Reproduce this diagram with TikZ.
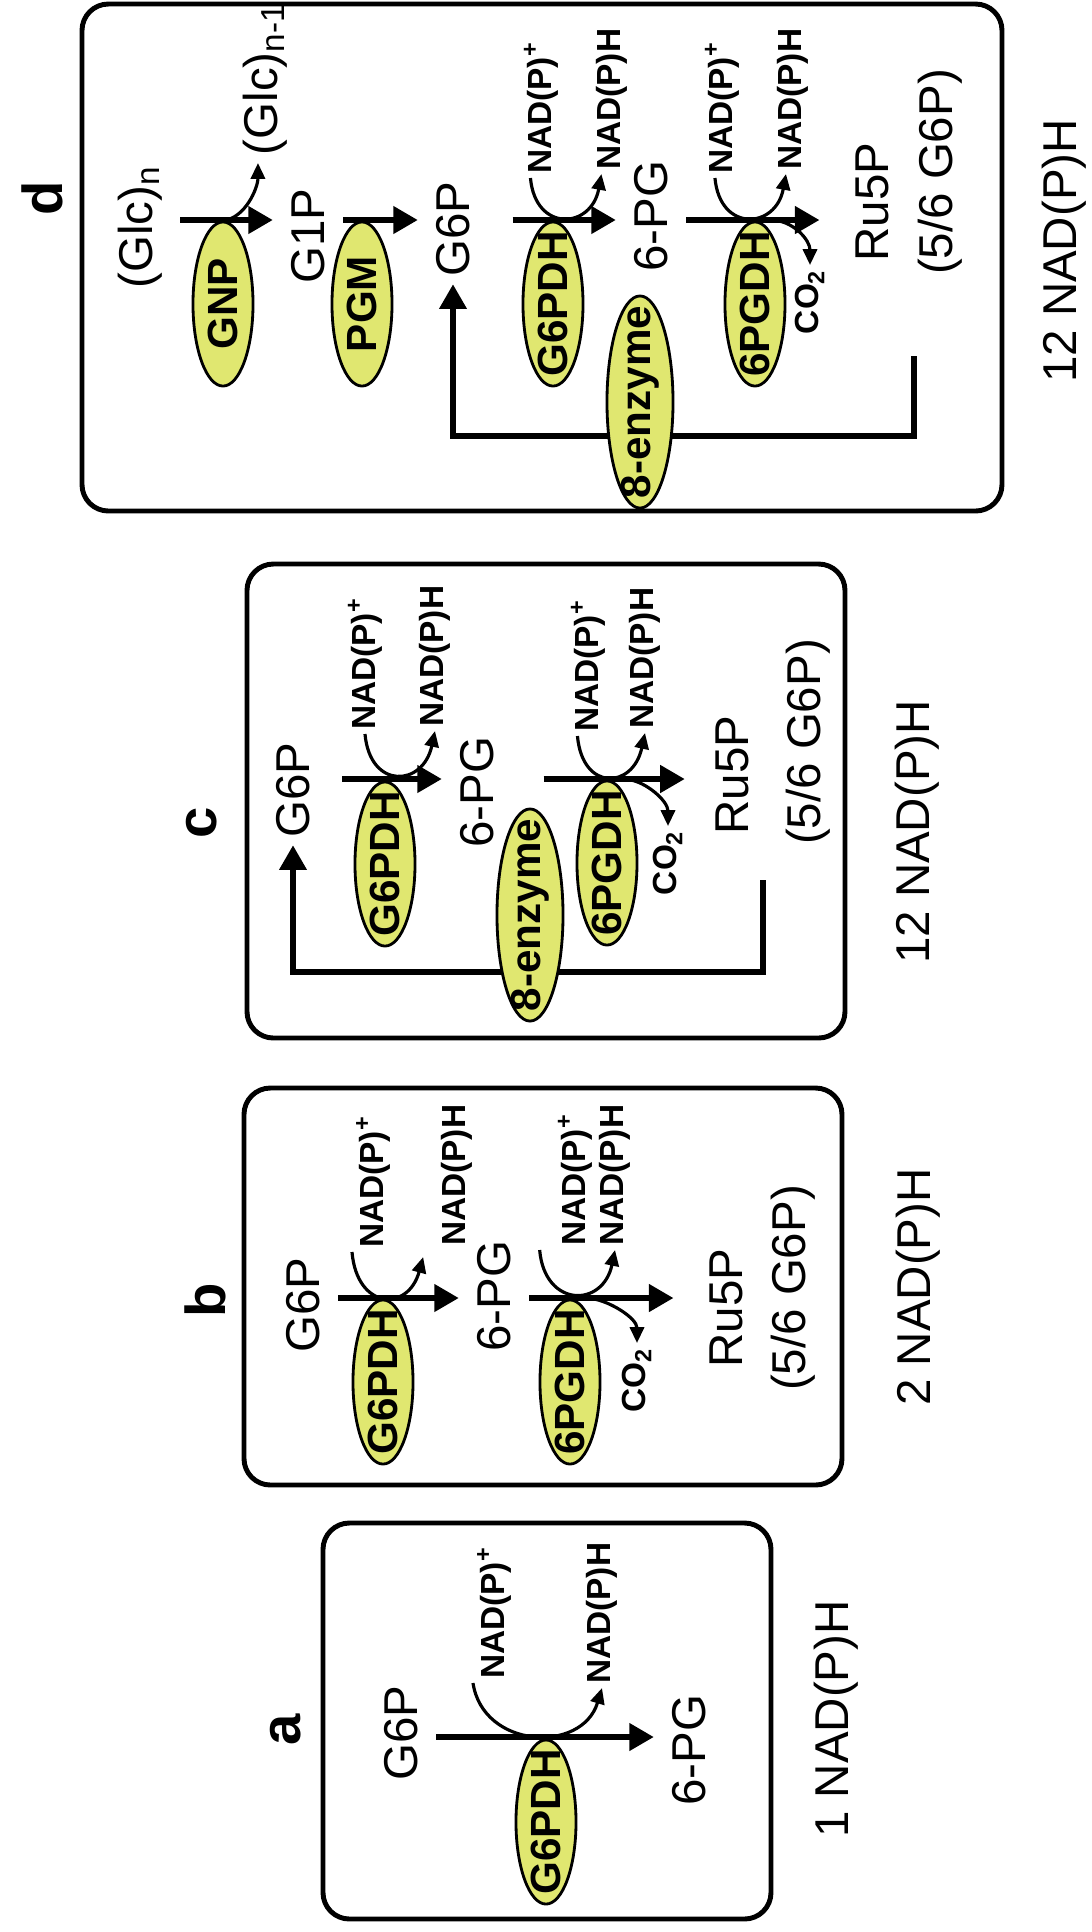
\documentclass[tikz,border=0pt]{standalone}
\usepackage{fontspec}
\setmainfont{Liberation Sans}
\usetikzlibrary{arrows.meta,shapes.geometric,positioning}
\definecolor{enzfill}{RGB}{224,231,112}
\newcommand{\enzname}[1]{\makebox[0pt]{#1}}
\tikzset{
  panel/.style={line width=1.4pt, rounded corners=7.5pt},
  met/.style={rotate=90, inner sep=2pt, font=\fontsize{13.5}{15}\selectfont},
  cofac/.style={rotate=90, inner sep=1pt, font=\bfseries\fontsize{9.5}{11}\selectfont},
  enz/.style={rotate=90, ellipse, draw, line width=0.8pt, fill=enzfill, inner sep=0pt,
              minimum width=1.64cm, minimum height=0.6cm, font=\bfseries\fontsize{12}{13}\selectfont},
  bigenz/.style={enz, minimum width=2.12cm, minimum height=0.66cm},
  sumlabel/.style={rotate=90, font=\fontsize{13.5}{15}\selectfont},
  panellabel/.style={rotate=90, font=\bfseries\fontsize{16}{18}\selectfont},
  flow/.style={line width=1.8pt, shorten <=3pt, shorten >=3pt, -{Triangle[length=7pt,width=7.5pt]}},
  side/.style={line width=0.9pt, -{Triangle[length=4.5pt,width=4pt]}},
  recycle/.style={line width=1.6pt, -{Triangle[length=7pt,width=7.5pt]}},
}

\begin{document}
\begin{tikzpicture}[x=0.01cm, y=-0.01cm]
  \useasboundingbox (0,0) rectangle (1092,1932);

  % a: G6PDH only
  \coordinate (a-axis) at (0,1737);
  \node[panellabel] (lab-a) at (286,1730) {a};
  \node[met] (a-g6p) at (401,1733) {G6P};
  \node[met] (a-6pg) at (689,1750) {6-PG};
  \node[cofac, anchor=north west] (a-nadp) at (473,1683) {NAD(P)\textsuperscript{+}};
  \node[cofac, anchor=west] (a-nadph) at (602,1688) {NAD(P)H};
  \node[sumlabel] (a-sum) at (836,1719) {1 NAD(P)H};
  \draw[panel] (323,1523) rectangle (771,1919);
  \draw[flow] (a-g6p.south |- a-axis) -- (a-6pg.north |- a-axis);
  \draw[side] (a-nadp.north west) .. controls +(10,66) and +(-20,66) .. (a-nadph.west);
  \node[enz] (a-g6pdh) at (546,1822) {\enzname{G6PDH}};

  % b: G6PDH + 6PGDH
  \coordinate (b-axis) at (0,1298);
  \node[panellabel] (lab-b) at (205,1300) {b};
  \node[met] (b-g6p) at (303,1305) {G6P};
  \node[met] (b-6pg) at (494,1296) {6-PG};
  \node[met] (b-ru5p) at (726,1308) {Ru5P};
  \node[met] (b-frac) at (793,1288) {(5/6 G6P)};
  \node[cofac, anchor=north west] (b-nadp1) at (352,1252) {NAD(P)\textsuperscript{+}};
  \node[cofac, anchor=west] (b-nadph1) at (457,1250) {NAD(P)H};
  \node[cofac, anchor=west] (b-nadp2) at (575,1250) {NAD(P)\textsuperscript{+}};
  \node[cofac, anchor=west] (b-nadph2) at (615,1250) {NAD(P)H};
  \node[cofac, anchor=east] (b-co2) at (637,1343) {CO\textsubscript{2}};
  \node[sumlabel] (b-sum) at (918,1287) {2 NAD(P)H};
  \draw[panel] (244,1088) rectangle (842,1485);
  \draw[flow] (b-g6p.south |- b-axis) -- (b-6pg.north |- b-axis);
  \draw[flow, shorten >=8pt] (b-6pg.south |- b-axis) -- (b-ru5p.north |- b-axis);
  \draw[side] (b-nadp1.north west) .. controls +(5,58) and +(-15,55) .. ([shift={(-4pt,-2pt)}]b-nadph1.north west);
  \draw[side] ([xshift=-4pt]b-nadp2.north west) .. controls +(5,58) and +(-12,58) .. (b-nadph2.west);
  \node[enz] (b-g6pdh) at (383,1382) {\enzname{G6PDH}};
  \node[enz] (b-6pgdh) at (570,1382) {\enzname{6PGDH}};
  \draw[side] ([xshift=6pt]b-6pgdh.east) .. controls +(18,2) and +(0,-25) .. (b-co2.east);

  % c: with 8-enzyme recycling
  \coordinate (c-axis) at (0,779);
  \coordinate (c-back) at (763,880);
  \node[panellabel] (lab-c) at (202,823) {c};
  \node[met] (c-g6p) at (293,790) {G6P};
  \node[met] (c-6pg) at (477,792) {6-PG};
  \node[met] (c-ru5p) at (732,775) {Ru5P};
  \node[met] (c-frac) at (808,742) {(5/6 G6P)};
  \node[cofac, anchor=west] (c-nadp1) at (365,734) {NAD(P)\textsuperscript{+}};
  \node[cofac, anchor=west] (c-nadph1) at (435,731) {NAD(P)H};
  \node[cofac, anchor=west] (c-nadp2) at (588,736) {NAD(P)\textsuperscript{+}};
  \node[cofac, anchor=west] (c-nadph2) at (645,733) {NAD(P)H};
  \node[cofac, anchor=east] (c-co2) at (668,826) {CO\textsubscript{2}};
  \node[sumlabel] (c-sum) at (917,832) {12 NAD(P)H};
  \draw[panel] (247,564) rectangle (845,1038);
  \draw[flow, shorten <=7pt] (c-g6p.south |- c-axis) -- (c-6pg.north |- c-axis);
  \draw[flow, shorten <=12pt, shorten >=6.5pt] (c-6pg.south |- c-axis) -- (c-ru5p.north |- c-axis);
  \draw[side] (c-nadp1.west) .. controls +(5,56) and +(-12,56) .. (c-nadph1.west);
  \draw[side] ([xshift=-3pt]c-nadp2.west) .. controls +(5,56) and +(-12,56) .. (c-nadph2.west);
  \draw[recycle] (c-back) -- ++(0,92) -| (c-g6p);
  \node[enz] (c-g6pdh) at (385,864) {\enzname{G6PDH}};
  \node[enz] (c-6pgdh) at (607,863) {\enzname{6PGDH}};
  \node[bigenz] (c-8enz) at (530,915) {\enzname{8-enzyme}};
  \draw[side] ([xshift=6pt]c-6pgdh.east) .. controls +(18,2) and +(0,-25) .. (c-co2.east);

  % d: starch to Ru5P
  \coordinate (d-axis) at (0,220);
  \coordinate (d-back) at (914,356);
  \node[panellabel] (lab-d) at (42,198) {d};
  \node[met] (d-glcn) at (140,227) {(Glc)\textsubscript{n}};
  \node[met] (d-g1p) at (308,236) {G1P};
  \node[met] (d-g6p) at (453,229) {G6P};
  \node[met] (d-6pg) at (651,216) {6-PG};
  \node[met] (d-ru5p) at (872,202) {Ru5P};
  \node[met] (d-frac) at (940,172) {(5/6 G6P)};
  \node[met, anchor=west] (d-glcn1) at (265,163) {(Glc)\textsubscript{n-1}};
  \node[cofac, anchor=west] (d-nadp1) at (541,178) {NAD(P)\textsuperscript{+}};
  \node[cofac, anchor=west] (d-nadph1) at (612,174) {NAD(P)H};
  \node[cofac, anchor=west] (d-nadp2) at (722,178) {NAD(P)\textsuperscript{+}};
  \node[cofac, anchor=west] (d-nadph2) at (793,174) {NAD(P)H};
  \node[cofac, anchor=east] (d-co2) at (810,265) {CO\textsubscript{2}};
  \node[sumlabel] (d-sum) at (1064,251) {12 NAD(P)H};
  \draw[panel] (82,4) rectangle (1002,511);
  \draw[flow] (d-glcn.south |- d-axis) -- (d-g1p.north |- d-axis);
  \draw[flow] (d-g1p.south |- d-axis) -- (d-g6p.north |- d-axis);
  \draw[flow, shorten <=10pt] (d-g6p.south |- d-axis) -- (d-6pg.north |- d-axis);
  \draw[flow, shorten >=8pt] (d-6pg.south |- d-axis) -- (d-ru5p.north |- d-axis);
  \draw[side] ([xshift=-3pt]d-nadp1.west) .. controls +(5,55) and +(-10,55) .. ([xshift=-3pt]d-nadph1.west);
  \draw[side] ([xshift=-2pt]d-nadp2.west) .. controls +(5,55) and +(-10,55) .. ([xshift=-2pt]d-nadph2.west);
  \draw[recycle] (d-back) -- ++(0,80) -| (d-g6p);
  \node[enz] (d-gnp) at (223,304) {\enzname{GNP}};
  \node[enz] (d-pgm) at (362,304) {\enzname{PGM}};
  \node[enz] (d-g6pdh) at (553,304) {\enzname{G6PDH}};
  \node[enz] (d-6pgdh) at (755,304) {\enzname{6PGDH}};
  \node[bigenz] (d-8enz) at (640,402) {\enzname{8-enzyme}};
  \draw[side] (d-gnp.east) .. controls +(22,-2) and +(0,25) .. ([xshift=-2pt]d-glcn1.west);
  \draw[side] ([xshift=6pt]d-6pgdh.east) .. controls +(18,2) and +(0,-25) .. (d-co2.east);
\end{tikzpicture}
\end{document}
•••••
Written task:
Copy nothing but the lines from the top of the data down to the line containing "(a-g6pdh) at (546,1822)", and leave the pictures out.

Worked solution:
Reproduce this diagram with TikZ.
\documentclass[tikz,border=0pt]{standalone}
\usepackage{fontspec}
\setmainfont{Liberation Sans}
\usetikzlibrary{arrows.meta,shapes.geometric,positioning}
\definecolor{enzfill}{RGB}{224,231,112}
\newcommand{\enzname}[1]{\makebox[0pt]{#1}}
\tikzset{
  panel/.style={line width=1.4pt, rounded corners=7.5pt},
  met/.style={rotate=90, inner sep=2pt, font=\fontsize{13.5}{15}\selectfont},
  cofac/.style={rotate=90, inner sep=1pt, font=\bfseries\fontsize{9.5}{11}\selectfont},
  enz/.style={rotate=90, ellipse, draw, line width=0.8pt, fill=enzfill, inner sep=0pt,
              minimum width=1.64cm, minimum height=0.6cm, font=\bfseries\fontsize{12}{13}\selectfont},
  bigenz/.style={enz, minimum width=2.12cm, minimum height=0.66cm},
  sumlabel/.style={rotate=90, font=\fontsize{13.5}{15}\selectfont},
  panellabel/.style={rotate=90, font=\bfseries\fontsize{16}{18}\selectfont},
  flow/.style={line width=1.8pt, shorten <=3pt, shorten >=3pt, -{Triangle[length=7pt,width=7.5pt]}},
  side/.style={line width=0.9pt, -{Triangle[length=4.5pt,width=4pt]}},
  recycle/.style={line width=1.6pt, -{Triangle[length=7pt,width=7.5pt]}},
}

\begin{document}
\begin{tikzpicture}[x=0.01cm, y=-0.01cm]
  \useasboundingbox (0,0) rectangle (1092,1932);

  % a: G6PDH only
  \coordinate (a-axis) at (0,1737);
  \node[panellabel] (lab-a) at (286,1730) {a};
  \node[met] (a-g6p) at (401,1733) {G6P};
  \node[met] (a-6pg) at (689,1750) {6-PG};
  \node[cofac, anchor=north west] (a-nadp) at (473,1683) {NAD(P)\textsuperscript{+}};
  \node[cofac, anchor=west] (a-nadph) at (602,1688) {NAD(P)H};
  \node[sumlabel] (a-sum) at (836,1719) {1 NAD(P)H};
  \draw[panel] (323,1523) rectangle (771,1919);
  \draw[flow] (a-g6p.south |- a-axis) -- (a-6pg.north |- a-axis);
  \draw[side] (a-nadp.north west) .. controls +(10,66) and +(-20,66) .. (a-nadph.west);
  \node[enz] (a-g6pdh) at (546,1822) {\enzname{G6PDH}};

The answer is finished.